Each line of the material below should be reproduced exactly.

■ **PROVIDED DATA**:
****************

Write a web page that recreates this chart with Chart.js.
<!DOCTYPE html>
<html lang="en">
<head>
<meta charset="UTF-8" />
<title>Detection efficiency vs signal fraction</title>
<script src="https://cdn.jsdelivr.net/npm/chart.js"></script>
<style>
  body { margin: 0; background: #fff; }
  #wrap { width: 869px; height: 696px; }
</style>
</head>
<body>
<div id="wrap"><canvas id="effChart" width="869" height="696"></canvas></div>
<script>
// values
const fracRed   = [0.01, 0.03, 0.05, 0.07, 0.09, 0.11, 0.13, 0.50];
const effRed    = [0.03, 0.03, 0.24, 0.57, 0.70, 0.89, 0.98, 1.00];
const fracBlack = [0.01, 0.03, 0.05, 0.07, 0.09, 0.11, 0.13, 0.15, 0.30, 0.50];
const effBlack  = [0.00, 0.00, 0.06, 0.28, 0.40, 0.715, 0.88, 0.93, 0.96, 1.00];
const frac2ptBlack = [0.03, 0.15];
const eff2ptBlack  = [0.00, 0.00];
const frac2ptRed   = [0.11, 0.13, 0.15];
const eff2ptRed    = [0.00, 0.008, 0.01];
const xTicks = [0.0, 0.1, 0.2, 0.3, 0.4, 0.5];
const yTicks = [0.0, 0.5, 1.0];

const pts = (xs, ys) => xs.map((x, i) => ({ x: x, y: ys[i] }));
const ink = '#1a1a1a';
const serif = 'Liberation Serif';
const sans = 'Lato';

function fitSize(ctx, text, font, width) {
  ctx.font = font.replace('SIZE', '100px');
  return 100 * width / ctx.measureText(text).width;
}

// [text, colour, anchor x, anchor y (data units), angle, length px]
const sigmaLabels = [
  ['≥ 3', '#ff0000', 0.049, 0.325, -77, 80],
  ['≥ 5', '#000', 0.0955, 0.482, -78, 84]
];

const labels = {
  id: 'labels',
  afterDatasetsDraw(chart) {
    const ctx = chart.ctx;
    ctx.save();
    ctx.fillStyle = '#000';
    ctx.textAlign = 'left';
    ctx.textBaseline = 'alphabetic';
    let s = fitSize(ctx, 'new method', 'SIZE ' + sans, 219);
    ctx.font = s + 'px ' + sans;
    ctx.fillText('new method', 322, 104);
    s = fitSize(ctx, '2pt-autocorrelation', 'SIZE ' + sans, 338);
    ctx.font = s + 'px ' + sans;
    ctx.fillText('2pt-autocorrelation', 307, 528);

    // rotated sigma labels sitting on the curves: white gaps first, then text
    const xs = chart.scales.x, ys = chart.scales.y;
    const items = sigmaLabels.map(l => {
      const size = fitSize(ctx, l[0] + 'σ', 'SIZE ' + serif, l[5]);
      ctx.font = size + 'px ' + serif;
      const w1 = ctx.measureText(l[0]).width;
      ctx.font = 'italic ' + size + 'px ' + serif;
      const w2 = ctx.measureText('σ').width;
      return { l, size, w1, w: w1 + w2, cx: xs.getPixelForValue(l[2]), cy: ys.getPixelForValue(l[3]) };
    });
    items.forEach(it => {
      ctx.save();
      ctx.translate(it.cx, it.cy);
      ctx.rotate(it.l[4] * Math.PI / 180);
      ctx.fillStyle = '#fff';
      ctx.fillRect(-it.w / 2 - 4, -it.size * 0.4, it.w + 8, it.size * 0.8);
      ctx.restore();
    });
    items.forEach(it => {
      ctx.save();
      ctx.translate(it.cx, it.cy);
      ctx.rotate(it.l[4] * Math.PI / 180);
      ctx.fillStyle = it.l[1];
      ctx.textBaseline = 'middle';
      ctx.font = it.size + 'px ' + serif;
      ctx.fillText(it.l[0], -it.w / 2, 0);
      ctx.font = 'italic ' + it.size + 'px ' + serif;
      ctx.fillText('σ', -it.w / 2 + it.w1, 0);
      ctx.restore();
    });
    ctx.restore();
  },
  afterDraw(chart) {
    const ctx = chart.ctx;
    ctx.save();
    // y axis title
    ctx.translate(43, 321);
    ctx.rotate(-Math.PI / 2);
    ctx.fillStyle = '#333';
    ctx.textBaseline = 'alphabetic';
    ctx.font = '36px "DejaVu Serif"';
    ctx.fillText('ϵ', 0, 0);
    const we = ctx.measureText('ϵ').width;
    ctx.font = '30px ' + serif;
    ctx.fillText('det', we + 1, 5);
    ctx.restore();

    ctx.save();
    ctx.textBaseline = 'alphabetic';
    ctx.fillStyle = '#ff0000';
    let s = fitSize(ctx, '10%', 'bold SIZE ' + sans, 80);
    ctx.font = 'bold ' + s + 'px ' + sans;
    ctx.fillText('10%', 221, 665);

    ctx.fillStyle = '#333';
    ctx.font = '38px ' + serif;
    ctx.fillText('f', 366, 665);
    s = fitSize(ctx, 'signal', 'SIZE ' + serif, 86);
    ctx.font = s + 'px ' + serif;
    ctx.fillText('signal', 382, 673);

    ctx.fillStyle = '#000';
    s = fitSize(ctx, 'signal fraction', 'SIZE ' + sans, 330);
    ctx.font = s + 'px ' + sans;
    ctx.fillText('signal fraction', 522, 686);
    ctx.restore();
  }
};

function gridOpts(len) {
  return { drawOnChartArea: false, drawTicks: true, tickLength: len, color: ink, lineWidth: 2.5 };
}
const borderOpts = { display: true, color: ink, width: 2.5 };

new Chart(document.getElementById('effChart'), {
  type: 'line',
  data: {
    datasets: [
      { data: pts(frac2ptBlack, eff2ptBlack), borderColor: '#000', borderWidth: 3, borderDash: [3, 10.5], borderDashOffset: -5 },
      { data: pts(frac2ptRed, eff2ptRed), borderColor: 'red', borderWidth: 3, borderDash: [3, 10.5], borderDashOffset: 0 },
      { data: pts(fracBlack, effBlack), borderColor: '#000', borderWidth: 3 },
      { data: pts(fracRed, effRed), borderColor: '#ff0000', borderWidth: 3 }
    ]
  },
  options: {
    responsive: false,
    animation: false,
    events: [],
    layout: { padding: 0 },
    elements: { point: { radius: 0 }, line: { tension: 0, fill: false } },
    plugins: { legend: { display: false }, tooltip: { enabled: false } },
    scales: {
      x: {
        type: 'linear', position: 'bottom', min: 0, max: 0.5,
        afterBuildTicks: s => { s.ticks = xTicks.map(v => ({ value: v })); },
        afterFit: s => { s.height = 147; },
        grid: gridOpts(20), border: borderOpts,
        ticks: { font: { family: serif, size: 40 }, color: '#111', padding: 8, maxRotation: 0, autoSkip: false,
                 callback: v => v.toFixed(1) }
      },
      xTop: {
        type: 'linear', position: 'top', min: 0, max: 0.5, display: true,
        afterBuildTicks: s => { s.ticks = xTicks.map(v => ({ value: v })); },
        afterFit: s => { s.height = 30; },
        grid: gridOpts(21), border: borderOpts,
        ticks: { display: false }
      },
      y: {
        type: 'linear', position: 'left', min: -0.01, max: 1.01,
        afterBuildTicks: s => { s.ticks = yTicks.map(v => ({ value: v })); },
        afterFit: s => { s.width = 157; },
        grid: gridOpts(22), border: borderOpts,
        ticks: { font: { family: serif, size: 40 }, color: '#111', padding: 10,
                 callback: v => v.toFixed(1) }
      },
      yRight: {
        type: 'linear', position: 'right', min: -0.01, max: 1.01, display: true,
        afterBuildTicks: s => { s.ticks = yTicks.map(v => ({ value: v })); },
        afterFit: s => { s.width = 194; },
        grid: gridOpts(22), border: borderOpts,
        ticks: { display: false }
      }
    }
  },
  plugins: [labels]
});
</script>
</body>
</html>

****************

■ **EXERCISE RESULT**:
Write a web page that recreates this chart with Chart.js.
<!DOCTYPE html>
<html lang="en">
<head>
<meta charset="UTF-8" />
<title>Detection efficiency vs signal fraction</title>
<script src="https://cdn.jsdelivr.net/npm/chart.js"></script>
<style>
  body { margin: 0; background: #fff; }
  #wrap { width: 869px; height: 696px; }
</style>
</head>
<body>
<div id="wrap"><canvas id="effChart" width="869" height="696"></canvas></div>
<script>
// values
const fracRed   = [0.01, 0.03, 0.05, 0.07, 0.09, 0.11, 0.13, 0.50];
const effRed    = [0.03, 0.03, 0.24, 0.57, 0.70, 0.89, 0.98, 1.00];
const fracBlack = [0.01, 0.03, 0.05, 0.07, 0.09, 0.11, 0.13, 0.15, 0.30, 0.50];
const effBlack  = [0.00, 0.00, 0.06, 0.28, 0.40, 0.715, 0.88, 0.93, 0.96, 1.00];
const frac2ptBlack = [0.03, 0.15];
const eff2ptBlack  = [0.00, 0.00];
const frac2ptRed   = [0.11, 0.13, 0.15];
const eff2ptRed    = [0.00, 0.008, 0.01];
const xTicks = [0.0, 0.1, 0.2, 0.3, 0.4, 0.5];
const yTicks = [0.0, 0.5, 1.0];

const pts = (xs, ys) => xs.map((x, i) => ({ x: x, y: ys[i] }));
const ink = '#1a1a1a';
const serif = 'Liberation Serif';
const sans = 'Lato';

function fitSize(ctx, text, font, width) {
  ctx.font = font.replace('SIZE', '100px');
  return 100 * width / ctx.measureText(text).width;
}

// [text, colour, anchor x, anchor y (data units), angle, length px]
const sigmaLabels = [
  ['≥ 3', '#ff0000', 0.049, 0.325, -77, 80],
  ['≥ 5', '#000', 0.0955, 0.482, -78, 84]
];

const labels = {
  id: 'labels',
  afterDatasetsDraw(chart) {
    const ctx = chart.ctx;
    ctx.save();
    ctx.fillStyle = '#000';
    ctx.textAlign = 'left';
    ctx.textBaseline = 'alphabetic';
    let s = fitSize(ctx, 'new method', 'SIZE ' + sans, 219);
    ctx.font = s + 'px ' + sans;
    ctx.fillText('new method', 322, 104);
    s = fitSize(ctx, '2pt-autocorrelation', 'SIZE ' + sans, 338);
    ctx.font = s + 'px ' + sans;
    ctx.fillText('2pt-autocorrelation', 307, 528);

    // rotated sigma labels sitting on the curves: white gaps first, then text
    const xs = chart.scales.x, ys = chart.scales.y;
    const items = sigmaLabels.map(l => {
      const size = fitSize(ctx, l[0] + 'σ', 'SIZE ' + serif, l[5]);
      ctx.font = size + 'px ' + serif;
      const w1 = ctx.measureText(l[0]).width;
      ctx.font = 'italic ' + size + 'px ' + serif;
      const w2 = ctx.measureText('σ').width;
      return { l, size, w1, w: w1 + w2, cx: xs.getPixelForValue(l[2]), cy: ys.getPixelForValue(l[3]) };
    });
    items.forEach(it => {
      ctx.save();
      ctx.translate(it.cx, it.cy);
      ctx.rotate(it.l[4] * Math.PI / 180);
      ctx.fillStyle = '#fff';
      ctx.fillRect(-it.w / 2 - 4, -it.size * 0.4, it.w + 8, it.size * 0.8);
      ctx.restore();
    });
    items.forEach(it => {
      ctx.save();
      ctx.translate(it.cx, it.cy);
      ctx.rotate(it.l[4] * Math.PI / 180);
      ctx.fillStyle = it.l[1];
      ctx.textBaseline = 'middle';
      ctx.font = it.size + 'px ' + serif;
      ctx.fillText(it.l[0], -it.w / 2, 0);
      ctx.font = 'italic ' + it.size + 'px ' + serif;
      ctx.fillText('σ', -it.w / 2 + it.w1, 0);
      ctx.restore();
    });
    ctx.restore();
  },
  afterDraw(chart) {
    const ctx = chart.ctx;
    ctx.save();
    // y axis title
    ctx.translate(43, 321);
    ctx.rotate(-Math.PI / 2);
    ctx.fillStyle = '#333';
    ctx.textBaseline = 'alphabetic';
    ctx.font = '36px "DejaVu Serif"';
    ctx.fillText('ϵ', 0, 0);
    const we = ctx.measureText('ϵ').width;
    ctx.font = '30px ' + serif;
    ctx.fillText('det', we + 1, 5);
    ctx.restore();

    ctx.save();
    ctx.textBaseline = 'alphabetic';
    ctx.fillStyle = '#ff0000';
    let s = fitSize(ctx, '10%', 'bold SIZE ' + sans, 80);
    ctx.font = 'bold ' + s + 'px ' + sans;
    ctx.fillText('10%', 221, 665);

    ctx.fillStyle = '#333';
    ctx.font = '38px ' + serif;
    ctx.fillText('f', 366, 665);
    s = fitSize(ctx, 'signal', 'SIZE ' + serif, 86);
    ctx.font = s + 'px ' + serif;
    ctx.fillText('signal', 382, 673);

    ctx.fillStyle = '#000';
    s = fitSize(ctx, 'signal fraction', 'SIZE ' + sans, 330);
    ctx.font = s + 'px ' + sans;
    ctx.fillText('signal fraction', 522, 686);
    ctx.restore();
  }
};

function gridOpts(len) {
  return { drawOnChartArea: false, drawTicks: true, tickLength: len, color: ink, lineWidth: 2.5 };
}
const borderOpts = { display: true, color: ink, width: 2.5 };

new Chart(document.getElementById('effChart'), {
  type: 'line',
  data: {
    datasets: [
      { data: pts(frac2ptBlack, eff2ptBlack), borderColor: '#000', borderWidth: 3, borderDash: [3, 10.5], borderDashOffset: -5 },
      { data: pts(frac2ptRed, eff2ptRed), borderColor: 'red', borderWidth: 3, borderDash: [3, 10.5], borderDashOffset: 0 },
      { data: pts(fracBlack, effBlack), borderColor: '#000', borderWidth: 3 },
      { data: pts(fracRed, effRed), borderColor: '#ff0000', borderWidth: 3 }
    ]
  },
  options: {
    responsive: false,
    animation: false,
    events: [],
    layout: { padding: 0 },
    elements: { point: { radius: 0 }, line: { tension: 0, fill: false } },
    plugins: { legend: { display: false }, tooltip: { enabled: false } },
    scales: {
      x: {
        type: 'linear', position: 'bottom', min: 0, max: 0.5,
        afterBuildTicks: s => { s.ticks = xTicks.map(v => ({ value: v })); },
        afterFit: s => { s.height = 147; },
        grid: gridOpts(20), border: borderOpts,
        ticks: { font: { family: serif, size: 40 }, color: '#111', padding: 8, maxRotation: 0, autoSkip: false,
                 callback: v => v.toFixed(1) }
      },
      xTop: {
        type: 'linear', position: 'top', min: 0, max: 0.5, display: true,
        afterBuildTicks: s => { s.ticks = xTicks.map(v => ({ value: v })); },
        afterFit: s => { s.height = 30; },
        grid: gridOpts(21), border: borderOpts,
        ticks: { display: false }
      },
      y: {
        type: 'linear', position: 'left', min: -0.01, max: 1.01,
        afterBuildTicks: s => { s.ticks = yTicks.map(v => ({ value: v })); },
        afterFit: s => { s.width = 157; },
        grid: gridOpts(22), border: borderOpts,
        ticks: { font: { family: serif, size: 40 }, color: '#111', padding: 10,
                 callback: v => v.toFixed(1) }
      },
      yRight: {
        type: 'linear', position: 'right', min: -0.01, max: 1.01, display: true,
        afterBuildTicks: s => { s.ticks = yTicks.map(v => ({ value: v })); },
        afterFit: s => { s.width = 194; },
        grid: gridOpts(22), border: borderOpts,
        ticks: { display: false }
      }
    }
  },
  plugins: [labels]
});
</script>
</body>
</html>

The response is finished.